The creek from Fayetteville to its confluence with Back Creek near Williamson is very polluted from farm runoff. Over the past 30 years there has been a steady decline in the number of available native fish species, such as yellow perch, eel, horned chub, calico bass, rock bass, and white sucker, and overall water quality due to sediment collection on the bottom, thereby severely limiting the ability of these native species to spawn. This in turn has made parts of the lower East Branch ideal for catching huge crayfish at night; however, the food value of this species, due to pollution, is dubious at best.

== West Branch Conococheague Creek ==
The West Branch Conococheague Creek flows for 60.0 mi, almost the entire length of western Franklin County, before joining the main branch near the borough of Greencastle. The West Branch is the more pure of the two, owing mostly to the fact that a large portion of it runs through wilderness, making for very fine smallmouth bass, warmouth and rock bass fishing. However, there are a few small sewage treatment plants on the lower West Branch, starting at Fort Loudon, that make the lower West Branch less hospitable to native species' spawning. Northern pike and pickerel have been caught in the creek.

The West Branch flows southwest along the Tuscarora Trail to around Fort Loudon, then turns south, and finally southeast, joining the main stem 8.2 km north of the Mason–Dixon line.

The Bridge in Metal Township crosses the West Branch Conococheague Creek at Metal Township in Franklin County, Pennsylvania. It was listed on the National Register of Historic Places in 1988.

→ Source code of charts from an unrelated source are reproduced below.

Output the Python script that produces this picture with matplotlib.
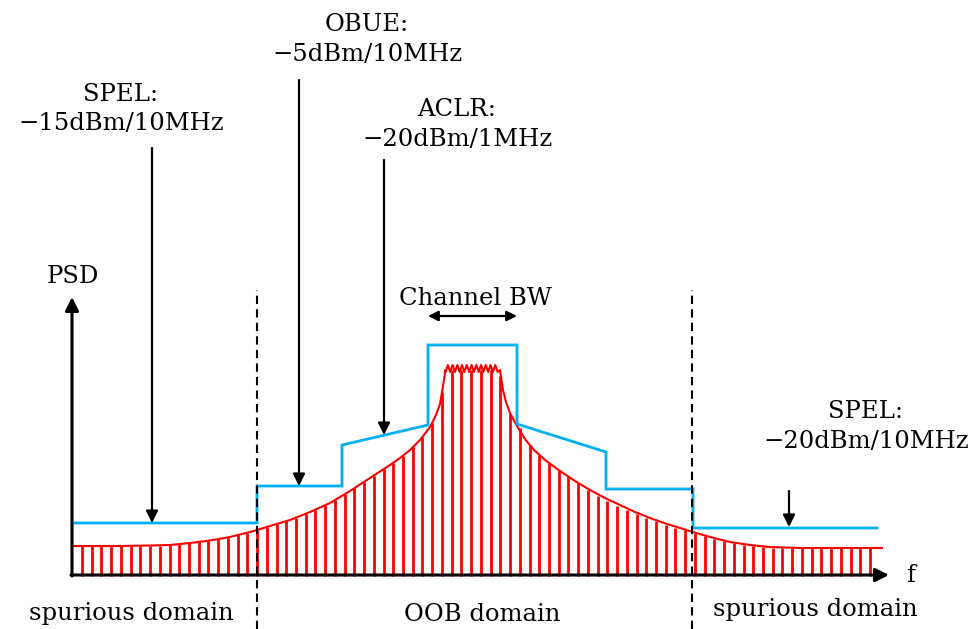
import numpy as np
import matplotlib
matplotlib.use("Agg")
import matplotlib.pyplot as plt

# ---------------- data (x: frequency position, level: PSD height above axis) -------------
# spectrum emission mask (blue), breakpoints
mask_x = [72, 257, 257, 342, 342, 428, 428, 517, 517, 606, 606, 693, 693, 877]
mask_level = [53, 53, 90, 90, 131, 151, 231, 231, 152, 124, 87, 87, 48, 48]

# PSD envelope (red) – left flank, flat top (ripple), right flank
env_left_x = [72, 120, 150, 170, 190, 210, 230, 250, 257, 270, 290, 310, 330, 350,
              370, 390, 400, 410, 420, 430, 436, 440, 443, 445.5]
env_left_level = [30, 30, 30.5, 31, 33, 35.5, 39, 44, 46, 50, 56, 64, 73, 85,
                  98, 111, 118, 126, 136, 149, 161, 172, 190, 206]
ripple_level = [204, 211, 204, 211, 204, 211, 204, 211, 204, 211, 204, 211,
                204, 211, 204, 211, 204, 211, 204, 211, 204, 211, 204, 206]
env_right_x = [500, 501.5, 503, 506, 510, 517, 525, 533, 545, 560, 575, 590, 605,
               620, 635, 650, 667, 680, 693, 710, 730, 750, 770, 800, 882]
env_right_level = [206, 196, 186, 174, 163, 150, 137, 127, 116, 105, 95, 86, 78,
                   71, 64, 58, 52, 48, 44, 39, 34, 31, 29, 28, 28]

# PSD stems (one per frequency bin)
stem_level = [30, 30, 30, 30, 30, 30, 30, 30, 30, 31, 32, 33, 34, 35.5, 37, 39, 41, 43,
              46, 49, 52, 55, 58, 62, 66, 71, 76, 82, 88, 94, 100, 107, 113, 120, 129,
              139, 153, 184, 206, 206, 206, 206, 206, 200, 162, 148, 131, 121, 113, 106,
              100, 93, 86, 80, 75, 70, 66, 62, 58, 55, 51, 48, 46, 43, 40, 37, 35, 33,
              31, 30, 29, 28, 28, 28, 28, 28, 28, 28, 28, 28, 28, 28]

# domain boundaries
boundary_x = [257, 692]

# mask annotations: (title, value, text x, arrow x, arrow top, arrow tip, title baseline, value baseline)
labels_mask = [
    ("SPEL:", "\u221215dBm/10MHz", 121, 152, 428, 53, 475, 446),
    ("OBUE:", "\u22125dBm/10MHz", 367, 299, 496, 90, 545, 515),
    ("ACLR:", "\u221220dBm/1MHz", 457, 384, 416, 141, 460, 430),
    ("SPEL:", "\u221220dBm/10MHz", 866, 789, 85, 49, 158, 128),
]
domain_labels = ["spurious domain", "OOB domain", "spurious domain"]

# ---------------- figure ----------------
plt.rcParams['font.family'] = ['DejaVu Serif']
fig = plt.figure(figsize=(9.74, 6.29), dpi=100)
ax = fig.add_axes([0, 0, 1, 1])
ax.set_xlim(0, 974)
ax.set_ylim(-53, 576)
ax.axis('off')

RED = '#ff0000'
BLUE = '#00b0f0'
FS = 17.5

# stems
stem_x = np.linspace(82, 870, len(stem_level))
ax.vlines(stem_x, 0, stem_level, color=RED, lw=2.0, zorder=2)

# envelope
ripple_x = np.linspace(445.5, 500, len(ripple_level))
env_x = list(env_left_x) + list(ripple_x) + list(env_right_x)
env_y = list(env_left_level) + list(ripple_level) + list(env_right_level)
ax.plot(env_x, env_y, color=RED, lw=1.5, zorder=3)

# mask
ax.plot(mask_x, mask_level, color=BLUE, lw=2.0, zorder=4, solid_joinstyle='miter')

# boundaries
for bx in boundary_x:
    ax.plot([bx, bx], [-53, 286], color='black', lw=1.5, ls=(0, (4, 2.5)), zorder=5)

# axes arrows
arrow_kw = dict(arrowstyle='-|>', color='black', lw=2.2, mutation_scale=20,
                shrinkA=0, shrinkB=0)
ax.annotate('', xy=(889, 1), xytext=(71, 1), arrowprops=arrow_kw, zorder=6)
ax.annotate('', xy=(72, 279), xytext=(72, 0), arrowprops=arrow_kw, zorder=6)
ax.text(72.5, 293, "PSD", ha='center', va='baseline', fontsize=FS)
ax.text(911, -6, "f", ha='center', va='baseline', fontsize=FS)

# mask annotations
ann_kw = dict(arrowstyle='-|>', color='black', lw=1.6, mutation_scale=18,
              shrinkA=0, shrinkB=0)
for title, val, tx, axx, top, tip, ty1, ty2 in labels_mask:
    ax.text(tx, ty1, title, ha='center', va='baseline', fontsize=FS)
    ax.text(tx, ty2, val, ha='center', va='baseline', fontsize=FS)
    ax.annotate('', xy=(axx, tip), xytext=(axx, top), arrowprops=ann_kw, zorder=6)

# channel bandwidth
ax.text(475, 271, "Channel BW", ha='center', va='baseline', fontsize=FS)
ax.annotate('', xy=(428, 260), xytext=(517, 260),
            arrowprops=dict(arrowstyle='<|-|>', color='black', lw=1.6,
                            mutation_scale=15, shrinkA=0, shrinkB=0))

# domain labels
for txt, x, y in zip(domain_labels, [131, 482, 815], [-44, -45, -40]):
    ax.text(x, y, txt, ha='center', va='baseline', fontsize=FS)

fig.savefig("out.png", dpi=100)
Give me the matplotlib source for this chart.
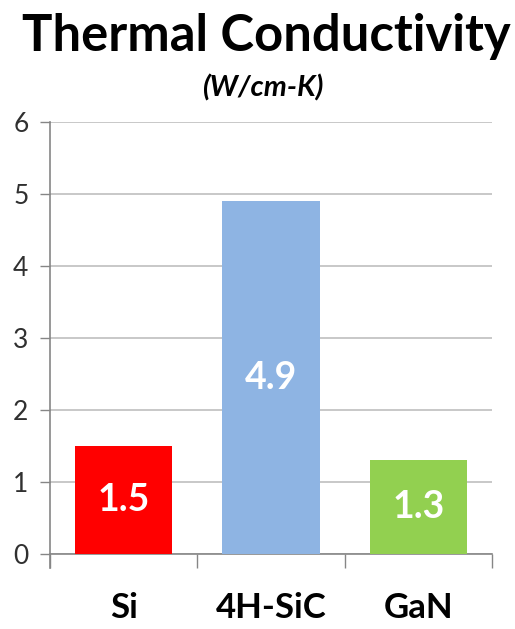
import matplotlib
matplotlib.use('Agg')
from matplotlib import pyplot as plt

materials = ['Si', '4H-SiC', 'GaN']
conductivity = [1.5, 4.9, 1.3]
bar_colors = ['#FF0000', '#8EB4E3', '#92D050']
y_ticks = [0, 1, 2, 3, 4, 5, 6]

plt.rcParams['font.family'] = ['Lato', 'DejaVu Sans']

AXIS_GRAY = '#868686'
GRID_GRAY = '#BFBFBF'


def main():
    fig = plt.figure(figsize=(5.15, 6.29), dpi=100)
    ax = fig.add_axes([50 / 515, 75 / 629, 442 / 515, 432 / 629])

    xs = range(len(materials))
    ax.bar(xs, conductivity, width=0.66, color=bar_colors, zorder=3)
    for x, v in zip(xs, conductivity):
        ax.text(x, v / 2, f'{v:.1f}', ha='center', va='center',
                color='white', fontsize=27, fontweight='bold', zorder=4)

    ax.set_xlim(-0.5, len(materials) - 0.5)
    ax.set_ylim(0, 6)
    ax.set_yticks(y_ticks)
    ax.tick_params(axis='y', length=7.5, width=1, color=AXIS_GRAY,
                   labelsize=19, labelcolor='#303030', pad=8)
    ax.yaxis.grid(True, color=GRID_GRAY, linewidth=1.2, zorder=0)

    # category labels sit between the boundary ticks
    ax.set_xticks([i - 0.5 for i in range(len(materials) + 1)])
    ax.set_xticklabels([])
    ax.set_xticks(list(xs), materials, minor=True)
    ax.tick_params(axis='x', which='major', length=10, width=1, color=AXIS_GRAY)
    ax.tick_params(axis='x', which='minor', length=0, pad=27, labelsize=25)
    for lbl in ax.get_xticklabels(minor=True):
        lbl.set_fontweight('bold')

    for side in ('top', 'right'):
        ax.spines[side].set_visible(False)
    for side in ('left', 'bottom'):
        ax.spines[side].set_color(AXIS_GRAY)
        ax.spines[side].set_linewidth(1.2)
    ax.spines['left'].set_bounds(-0.2, 6)

    fig.text(0.518, 0.942, 'Thermal Conductivity', ha='center', va='center',
             fontsize=36.5, fontweight='bold')
    fig.text(0.51, 0.86, '(W/cm-K)', ha='center', va='center',
             fontsize=21, fontweight='bold', style='italic')

    fig.savefig('out.png', dpi=100)


if __name__ == '__main__':
    main()
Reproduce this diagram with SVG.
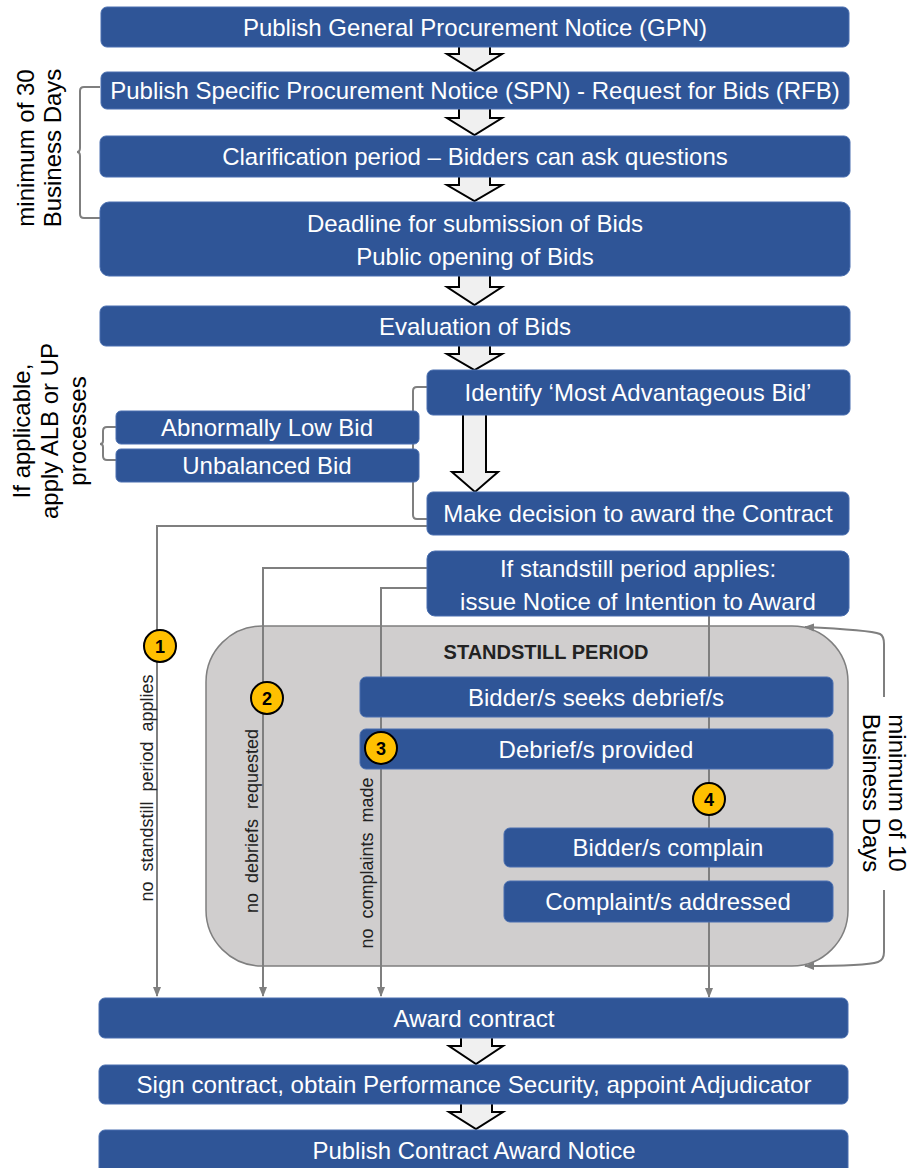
<svg xmlns="http://www.w3.org/2000/svg" width="914" height="1168" viewBox="0 0 914 1168">
<defs>
<style>
.box{fill:#2F5597;stroke:#4a6fb0;stroke-width:1}
.bt{fill:#fff;font-family:"Liberation Sans",Arial,sans-serif;font-size:24px;text-anchor:middle}
.barrow{fill:#f0f0f0;stroke:#000;stroke-width:2;stroke-linejoin:miter}
.conn{fill:none;stroke:#7f7f7f;stroke-width:2}
.brk{fill:none;stroke:#7f7f7f;stroke-width:2}
.side{fill:#000;font-family:"Liberation Sans",Arial,sans-serif;font-size:24px;text-anchor:middle}
.lbl{fill:#222;font-family:"Liberation Sans",Arial,sans-serif;font-size:18px;word-spacing:5px;text-anchor:middle}
.num{fill:#FFC000;stroke:#000;stroke-width:2}
.nt{fill:#000;font-family:"Liberation Sans",Arial,sans-serif;font-size:18px;font-weight:bold;text-anchor:middle}
</style>
<marker id="ah" viewBox="0 0 10 10" refX="9" refY="5" markerWidth="5" markerHeight="5" orient="auto-start-reverse" markerUnits="strokeWidth">
<path d="M0,1 L10,5 L0,9 Z" fill="#7f7f7f"/>
</marker>
</defs>

<g id="standstill-region">
<rect x="206" y="626" width="642" height="340" rx="56" ry="56" fill="#D0CECE" stroke="#7f7f7f" stroke-width="1.5"/>
<text x="546" y="659" font-family="Liberation Sans, Arial, sans-serif" font-size="20" font-weight="bold" fill="#222" text-anchor="middle">STANDSTILL PERIOD</text>
</g>

<g id="block-arrows">
<path class="barrow" d="M459,44 H490 V54 H502 L474.5,71 L447,54 H459 Z"/>
<path class="barrow" d="M459,106 H490 V118 H502 L474.5,135 L447,118 H459 Z"/>
<path class="barrow" d="M459,174 H490 V185 H502 L474.5,201 L447,185 H459 Z"/>
<path class="barrow" d="M459,273 H490 V287 H502 L474.5,305 L447,287 H459 Z"/>
<path class="barrow" d="M459,343 H490 V354 H502 L474.5,370 L447,354 H459 Z"/>
<path class="barrow" d="M463,412 H486 V472 H498 L475,492 L452,472 H463 Z"/>
<path class="barrow" d="M461,1035 H492 V1046 H503 L476,1064 L449,1046 H461 Z"/>
<path class="barrow" d="M461,1101 H492 V1112 H503 L476,1129 L449,1112 H461 Z"/>
</g>

<g id="connectors">
<path class="brk" d="M100,87 H84 Q80,87 80,91 V148 Q80,152 77,152 Q80,152 80,156 V214 Q80,218 84,218 H100"/>
<path class="brk" d="M116,427 H107 Q103,427 103,431 V441 Q103,444 100,444 Q103,444 103,447 V456 Q103,460 107,460 H116"/>
<path class="brk" d="M432,387 H417 Q413,387 413,391 V515 Q413,519 417,519 H428"/>
<path class="conn" d="M427,526 H157 V996" marker-end="url(#ah)"/>
<path class="conn" d="M427,568 H263 V996" marker-end="url(#ah)"/>
<path class="conn" d="M427,588 H381 V996" marker-end="url(#ah)"/>
<path class="conn" d="M709,616 V997" marker-end="url(#ah)"/>
<path class="brk" d="M805,627 Q870,630 880,634 Q884,636 884,644 V697" marker-start="url(#ah)"/>
<path class="brk" d="M884,890 V952 Q884,960 878,962 Q866,966 805,966" marker-end="url(#ah)"/>
</g>

<g id="n-gpn"><rect class="box" x="101" y="7" width="748" height="40" rx="6"/><text class="bt" x="475" y="35.5">Publish General Procurement Notice (GPN)</text></g>
<g id="n-spn"><rect class="box" x="101" y="72" width="748" height="37" rx="6"/><text class="bt" x="475" y="99">Publish Specific Procurement Notice (SPN) - Request for Bids (RFB)</text></g>
<g id="n-clar"><rect class="box" x="100" y="136" width="750" height="41" rx="6"/><text class="bt" x="475" y="165">Clarification period – Bidders can ask questions</text></g>
<g id="n-deadline"><rect class="box" x="100" y="202" width="750" height="74" rx="9"/><text class="bt" x="475" y="231.5">Deadline for submission of Bids</text><text class="bt" x="475" y="264.5">Public opening of Bids</text></g>
<g id="n-eval"><rect class="box" x="100" y="306" width="750" height="40" rx="6"/><text class="bt" x="475" y="334.5">Evaluation of Bids</text></g>
<g id="n-identify"><rect class="box" x="427" y="370" width="423" height="45" rx="6"/><text class="bt" x="638" y="401">Identify ‘Most Advantageous Bid’</text></g>
<g id="n-alb"><rect class="box" x="116" y="411" width="303" height="33" rx="5"/><text class="bt" x="267" y="436">Abnormally Low Bid</text></g>
<g id="n-ub"><rect class="box" x="116" y="449" width="303" height="33" rx="5"/><text class="bt" x="267" y="474">Unbalanced Bid</text></g>
<g id="n-decision"><rect class="box" x="427" y="492" width="422" height="43" rx="6"/><text class="bt" x="638" y="522">Make decision to award the Contract</text></g>
<g id="n-noia"><rect class="box" x="427" y="551" width="422" height="65" rx="8"/><text class="bt" x="638" y="576.5">If standstill period applies:</text><text class="bt" x="638" y="609.5">issue Notice of Intention to Award</text></g>
<g id="n-seeks"><rect class="box" x="360" y="677" width="473" height="40" rx="6"/><text class="bt" x="596" y="705.5">Bidder/s seeks debrief/s</text></g>
<g id="n-provided"><rect class="box" x="360" y="729" width="473" height="40" rx="6"/><text class="bt" x="596" y="757.5">Debrief/s provided</text></g>
<g id="n-complain"><rect class="box" x="504" y="828" width="329" height="39" rx="6"/><text class="bt" x="668" y="856">Bidder/s complain</text></g>
<g id="n-addressed"><rect class="box" x="504" y="881" width="329" height="41" rx="6"/><text class="bt" x="668" y="910">Complaint/s addressed</text></g>
<g id="n-award"><rect class="box" x="99" y="998" width="749" height="40" rx="6"/><text class="bt" x="474" y="1026.5" textLength="161" lengthAdjust="spacingAndGlyphs">Award contract</text></g>
<g id="n-sign"><rect class="box" x="99" y="1065" width="749" height="39" rx="6"/><text class="bt" x="474" y="1093" textLength="675" lengthAdjust="spacingAndGlyphs">Sign contract, obtain Performance Security, appoint Adjudicator</text></g>
<g id="n-can"><rect class="box" x="99" y="1130" width="749" height="44" rx="6"/><text class="bt" x="474" y="1159" textLength="323" lengthAdjust="spacingAndGlyphs">Publish Contract Award Notice</text></g>

<g id="side-labels">
<g transform="translate(34,148) rotate(-90)"><text class="side" x="0" y="0">minimum of 30</text><text class="side" x="0" y="27">Business Days</text></g>
<g transform="translate(30,431) rotate(-90)"><text class="side" x="0" y="0">If applicable,</text><text class="side" x="0" y="28">apply ALB or UP</text><text class="side" x="0" y="56">processes</text></g>
<g transform="translate(889,793) rotate(90)"><text class="side" x="0" y="0">minimum of 10</text><text class="side" x="0" y="26">Business Days</text></g>
<text class="lbl" transform="translate(153,788) rotate(-90)">no standstill period applies</text>
<text class="lbl" transform="translate(258,821) rotate(-90)">no debriefs requested</text>
<text class="lbl" transform="translate(373,863) rotate(-90)">no complaints made</text>
</g>

<g id="markers-numbered">
<g id="num1"><circle class="num" cx="160" cy="646" r="16"/><text class="nt" x="160" y="652.5">1</text></g>
<g id="num2"><circle class="num" cx="267" cy="698" r="16"/><text class="nt" x="267" y="704.5">2</text></g>
<g id="num3"><circle class="num" cx="381" cy="748" r="16"/><text class="nt" x="381" y="754.5">3</text></g>
<g id="num4"><circle class="num" cx="709" cy="799" r="16"/><text class="nt" x="709" y="805.5">4</text></g>
</g>
</svg>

==Main stem below the West Branch==
Conococheague Creek continues south into Maryland and enters the Potomac near Williamsport, where the Great Philadelphia Wagon Road crossed the river at William's Ferry, continuing on to Winchester, Virginia. The crossing is where Braddock's forces crossed the Potomac after leaving Frederick on their way to Winchester. The Tuscarora Trail crosses the Conococheague.